Japan has alternated between periods of exposure to new ideas, and long periods of minimal
contact with the outside world. Over time the country absorbed, imitated, and finally assimilated
elements of foreign culture that complemented already-existing aesthetic preferences. The earliest
complex art in Japan was produced in the 7th and 8th centuries in connection with Buddhism. In the 9th
century, as the Japanese began to turn away from China and develop indigenous forms of expression,
the secular arts became increasingly important; until the late 15th century, both religious and secular
arts flourished. After the Ōnin War (1467–1477), Japan entered a period of political, social, and
economic turmoil that lasted for over a century. In the state that emerged under the leadership of
the Tokugawa shogunate, organized religion played a much less important role in people's lives, and the
arts that survived were primarily secular. The Meiji Period (1868–1912) saw an abrupt influx of Western
styles, which have continued to be important.

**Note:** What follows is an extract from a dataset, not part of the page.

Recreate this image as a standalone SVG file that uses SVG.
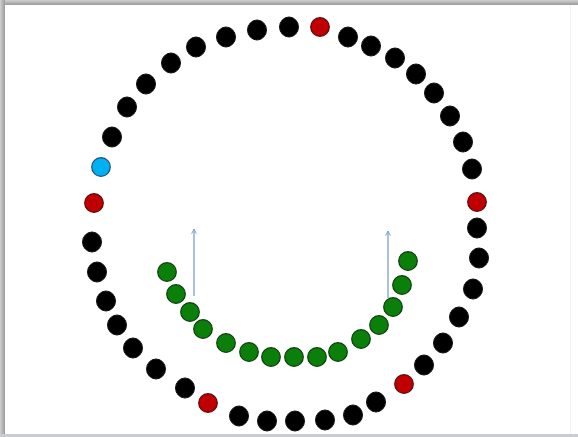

Painting is the preferred artistic expression in Japan, practiced by amateurs and professionals
alike. Until modern times, the Japanese wrote with a brush rather than a pen, and their familiarity with
brush techniques has made them particularly sensitive to the values and aesthetics of painting. With the
rise of popular culture in the Edo period, ukiyo-e, a style of woodblock prints, became a major form and
its techniques were fine-tuned to create mass-produced, colorful pictures; in spite of painting's
traditional pride of place, these prints proved to be instrumental in the Western world's 19th-century
dialogue with Japanese art. The Japanese, in this period, found sculpture a much less sympathetic
medium for artistic expression: most large Japanese sculpture is associated with religion, and the
medium's use declined with the lessening importance of traditional Buddhism.

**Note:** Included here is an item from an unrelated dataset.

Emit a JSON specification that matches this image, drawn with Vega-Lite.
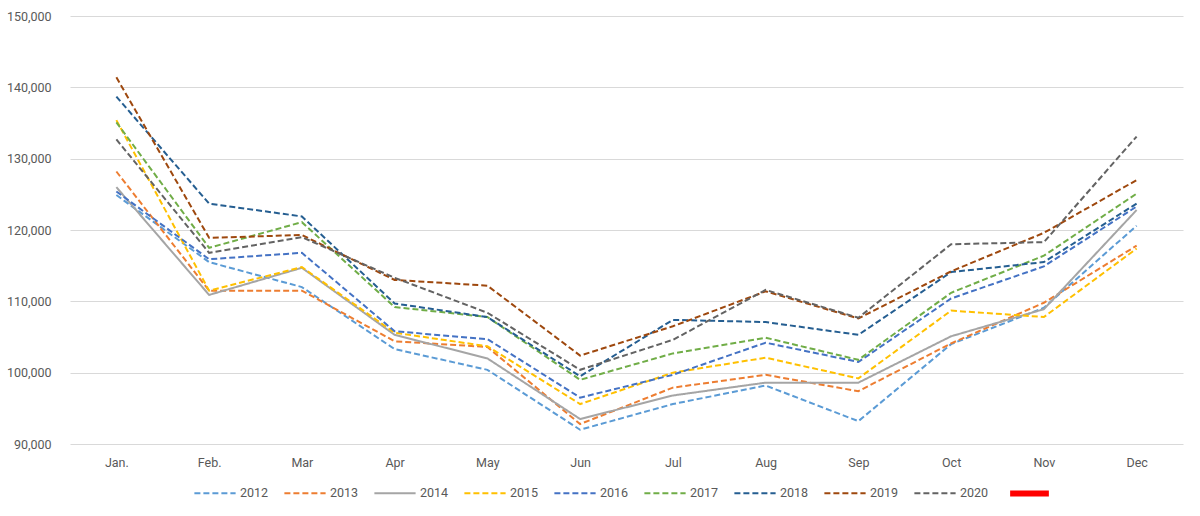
{
  "$schema": "https://vega.github.io/schema/vega-lite/v6.json",
  "width": 1200,
  "height": 516,
  "autosize": {"type": "fit", "contains": "padding"},
  "padding": {"left": 6, "top": 10, "right": 17, "bottom": 10},
  "background": "white",
  "data": {
    "values": [
      {"month": "Jan.", "year": "2012", "value": 124900},
      {"month": "Feb.", "year": "2012", "value": 115500},
      {"month": "Mar", "year": "2012", "value": 112000},
      {"month": "Apr", "year": "2012", "value": 103300},
      {"month": "May", "year": "2012", "value": 100400},
      {"month": "Jun", "year": "2012", "value": 92000},
      {"month": "Jul", "year": "2012", "value": 95600},
      {"month": "Aug", "year": "2012", "value": 98200},
      {"month": "Sep", "year": "2012", "value": 93200},
      {"month": "Oct", "year": "2012", "value": 104000},
      {"month": "Nov", "year": "2012", "value": 109100},
      {"month": "Dec", "year": "2012", "value": 120600},

      {"month": "Jan.", "year": "2013", "value": 128200},
      {"month": "Feb.", "year": "2013", "value": 111500},
      {"month": "Mar", "year": "2013", "value": 111500},
      {"month": "Apr", "year": "2013", "value": 104400},
      {"month": "May", "year": "2013", "value": 103600},
      {"month": "Jun", "year": "2013", "value": 92800},
      {"month": "Jul", "year": "2013", "value": 97900},
      {"month": "Aug", "year": "2013", "value": 99700},
      {"month": "Sep", "year": "2013", "value": 97400},
      {"month": "Oct", "year": "2013", "value": 104100},
      {"month": "Nov", "year": "2013", "value": 109800},
      {"month": "Dec", "year": "2013", "value": 117800},

      {"month": "Jan.", "year": "2014", "value": 126000},
      {"month": "Feb.", "year": "2014", "value": 110900},
      {"month": "Mar", "year": "2014", "value": 114700},
      {"month": "Apr", "year": "2014", "value": 105300},
      {"month": "May", "year": "2014", "value": 102000},
      {"month": "Jun", "year": "2014", "value": 93500},
      {"month": "Jul", "year": "2014", "value": 96800},
      {"month": "Aug", "year": "2014", "value": 98600},
      {"month": "Sep", "year": "2014", "value": 98600},
      {"month": "Oct", "year": "2014", "value": 105100},
      {"month": "Nov", "year": "2014", "value": 108900},
      {"month": "Dec", "year": "2014", "value": 122800},

      {"month": "Jan.", "year": "2015", "value": 135400},
      {"month": "Feb.", "year": "2015", "value": 111500},
      {"month": "Mar", "year": "2015", "value": 114800},
      {"month": "Apr", "year": "2015", "value": 105600},
      {"month": "May", "year": "2015", "value": 103700},
      {"month": "Jun", "year": "2015", "value": 95600},
      {"month": "Jul", "year": "2015", "value": 100000},
      {"month": "Aug", "year": "2015", "value": 102100},
      {"month": "Sep", "year": "2015", "value": 99200},
      {"month": "Oct", "year": "2015", "value": 108700},
      {"month": "Nov", "year": "2015", "value": 107800},
      {"month": "Dec", "year": "2015", "value": 117400},

      {"month": "Jan.", "year": "2016", "value": 125400},
      {"month": "Feb.", "year": "2016", "value": 115900},
      {"month": "Mar", "year": "2016", "value": 116800},
      {"month": "Apr", "year": "2016", "value": 105800},
      {"month": "May", "year": "2016", "value": 104700},
      {"month": "Jun", "year": "2016", "value": 96500},
      {"month": "Jul", "year": "2016", "value": 99700},
      {"month": "Aug", "year": "2016", "value": 104200},
      {"month": "Sep", "year": "2016", "value": 101500},
      {"month": "Oct", "year": "2016", "value": 110400},
      {"month": "Nov", "year": "2016", "value": 114900},
      {"month": "Dec", "year": "2016", "value": 123300},

      {"month": "Jan.", "year": "2017", "value": 135100},
      {"month": "Feb.", "year": "2017", "value": 117500},
      {"month": "Mar", "year": "2017", "value": 121100},
      {"month": "Apr", "year": "2017", "value": 109200},
      {"month": "May", "year": "2017", "value": 107800},
      {"month": "Jun", "year": "2017", "value": 99000},
      {"month": "Jul", "year": "2017", "value": 102700},
      {"month": "Aug", "year": "2017", "value": 104900},
      {"month": "Sep", "year": "2017", "value": 101800},
      {"month": "Oct", "year": "2017", "value": 111200},
      {"month": "Nov", "year": "2017", "value": 116400},
      {"month": "Dec", "year": "2017", "value": 125100},

      {"month": "Jan.", "year": "2018", "value": 138700},
      {"month": "Feb.", "year": "2018", "value": 123700},
      {"month": "Mar", "year": "2018", "value": 121900},
      {"month": "Apr", "year": "2018", "value": 109700},
      {"month": "May", "year": "2018", "value": 107800},
      {"month": "Jun", "year": "2018", "value": 99500},
      {"month": "Jul", "year": "2018", "value": 107400},
      {"month": "Aug", "year": "2018", "value": 107100},
      {"month": "Sep", "year": "2018", "value": 105300},
      {"month": "Oct", "year": "2018", "value": 114100},
      {"month": "Nov", "year": "2018", "value": 115500},
      {"month": "Dec", "year": "2018", "value": 123700},

      {"month": "Jan.", "year": "2019", "value": 141400},
      {"month": "Feb.", "year": "2019", "value": 118900},
      {"month": "Mar", "year": "2019", "value": 119300},
      {"month": "Apr", "year": "2019", "value": 113000},
      {"month": "May", "year": "2019", "value": 112200},
      {"month": "Jun", "year": "2019", "value": 102400},
      {"month": "Jul", "year": "2019", "value": 106500},
      {"month": "Aug", "year": "2019", "value": 111400},
      {"month": "Sep", "year": "2019", "value": 107600},
      {"month": "Oct", "year": "2019", "value": 114200},
      {"month": "Nov", "year": "2019", "value": 119600},
      {"month": "Dec", "year": "2019", "value": 127000},

      {"month": "Jan.", "year": "2020", "value": 132700},
      {"month": "Feb.", "year": "2020", "value": 116800},
      {"month": "Mar", "year": "2020", "value": 119000},
      {"month": "Apr", "year": "2020", "value": 113300},
      {"month": "May", "year": "2020", "value": 108400},
      {"month": "Jun", "year": "2020", "value": 100400},
      {"month": "Jul", "year": "2020", "value": 104600},
      {"month": "Aug", "year": "2020", "value": 111600},
      {"month": "Sep", "year": "2020", "value": 107700},
      {"month": "Oct", "year": "2020", "value": 118000},
      {"month": "Nov", "year": "2020", "value": 118300},
      {"month": "Dec", "year": "2020", "value": 133100}
    ]
  },
  "encoding": {
    "x": {
      "field": "month",
      "type": "nominal",
      "sort": ["Jan.", "Feb.", "Mar", "Apr", "May", "Jun", "Jul", "Aug", "Sep", "Oct", "Nov", "Dec"],
      "scale": {"padding": 0.5},
      "axis": {
        "title": null,
        "labelAngle": 0,
        "ticks": false,
        "domain": false,
        "labelPadding": 12,
        "labelColor": "#595959",
        "labelFontSize": 12.5
      }
    },
    "y": {
      "field": "value",
      "type": "quantitative",
      "scale": {"domain": [90000, 150000], "nice": false, "zero": false},
      "axis": {
        "title": null,
        "values": [90000, 100000, 110000, 120000, 130000, 140000, 150000],
        "format": ",.0f",
        "labelOverlap": false,
        "ticks": false,
        "domain": false,
        "grid": true,
        "gridColor": "#D9D9D9",
        "labelPadding": 19,
        "labelColor": "#595959",
        "labelFontSize": 12.5
      }
    }
  },
  "layer": [
    {
      "mark": {"type": "line", "strokeCap": "butt"},
      "encoding": {
        "color": {
          "field": "year",
          "type": "nominal",
          "scale": {
            "domain": ["2012", "2013", "2014", "2015", "2016", "2017", "2018", "2019", "2020"],
            "range": ["#5B9BD5", "#ED7D31", "#A5A5A5", "#FFC000", "#4472C4", "#70AD47", "#255E91", "#9E480E", "#636363"]
          },
          "legend": {
            "title": null,
            "orient": "bottom",
            "direction": "horizontal",
            "columns": 9,
            "symbolType": "stroke",
            "symbolSize": 1700,
            "symbolStrokeWidth": 2,
            "labelColor": "#595959",
            "labelFontSize": 12.5,
            "labelOffset": 3,
            "columnPadding": 11,
            "offset": 2
          }
        },
        "strokeDash": {
          "field": "year",
          "type": "nominal",
          "scale": {
            "domain": ["2012", "2013", "2014", "2015", "2016", "2017", "2018", "2019", "2020"],
            "range": [[6, 3], [6, 3], [1, 0], [6, 3], [6, 3], [6, 3], [6, 3], [6, 3], [6, 3]]
          }
        },
        "strokeWidth": {
          "field": "year",
          "type": "nominal",
          "scale": {
            "domain": ["2012", "2013", "2014", "2015", "2016", "2017", "2018", "2019", "2020"],
            "range": [2, 2, 3, 2, 2, 2, 2, 2, 2]
          },
          "legend": null
        }
      }
    },
    {
      "transform": [{"filter": "datum.year === 'none'"}],
      "mark": {"type": "line", "strokeWidth": 6, "strokeCap": "round"},
      "encoding": {
        "stroke": {
          "field": "year",
          "type": "nominal",
          "scale": {"domain": [" "], "range": ["#FF0000"]},
          "legend": {
            "title": null,
            "orient": "bottom",
            "symbolType": "stroke",
            "symbolSize": 1500,
            "symbolStrokeWidth": 6,
            "labelFontSize": 12.5,
            "labelOffset": 0,
            "offset": 2
          }
        }
      }
    }
  ],
  "config": {
    "font": "Roboto",
    "view": {"stroke": null},
    "legend": {"layout": {"bottom": {"anchor": "middle", "margin": 18}}}
  }
}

Japanese pottery is among the finest in the world and includes the earliest known Japanese
artifacts; Japanese export porcelain has been a major industry at various points. Japanese lacquerware is
also one of the world's leading arts and crafts, and works gorgeously decorated with maki-e were
exported to Europe and China, remaining important exports until the 19th century. In architecture,
Japanese preferences for natural materials and an interaction of interior and exterior space are clearly
expressed.

Clothing

There are typically two types of clothing worn in Japan: traditional clothing known as Japanese
clothing (和服, wafuku), including the national dress of Japan, the kimono, and Western clothing (洋
服, yōfuku), which encompasses all else not recognised as either national dress or the dress of another
country.
Traditional Japanese fashion represents a long-standing history of traditional culture,
encompassing colour palettes developed in the Heian period, silhouettes adopted from Tang
dynasty clothing and cultural traditions, motifs taken from Japanese culture, nature and traditional
literature, the use of types of silk for some clothing, and styles of wearing primarily fully-developed by
the end of the Edo period. The most well-known form of traditional Japanese fashion is the kimono, with
the term kimono translating literally as "something to wear" or "thing worn on the shoulders". Other
types of traditional fashion include the clothing of the Ainu people (known as the attus) and the clothes
of the Ryukyuan people which is known as ryūsō (琉装), most notably including the traditional fabrics
of bingata and bashōfu produced on the Ryukyu Islands.

Modern Japanese fashion mostly encompasses yōfuku (Western clothes), though many well-known
Japanese fashion designers – such as Issey Miyake, Yohji Yamamoto and Rei Kawakubo – have taken
inspiration from and at times designed clothes taking influence from traditional fashion. Their works
represent a combined impact on the global fashion industry, with many pieces displayed at fashion
shows all over the world, as well as having had an impact within the Japanese fashion industry itself,
with many designers either drawing from or contributing to Japanese street fashion.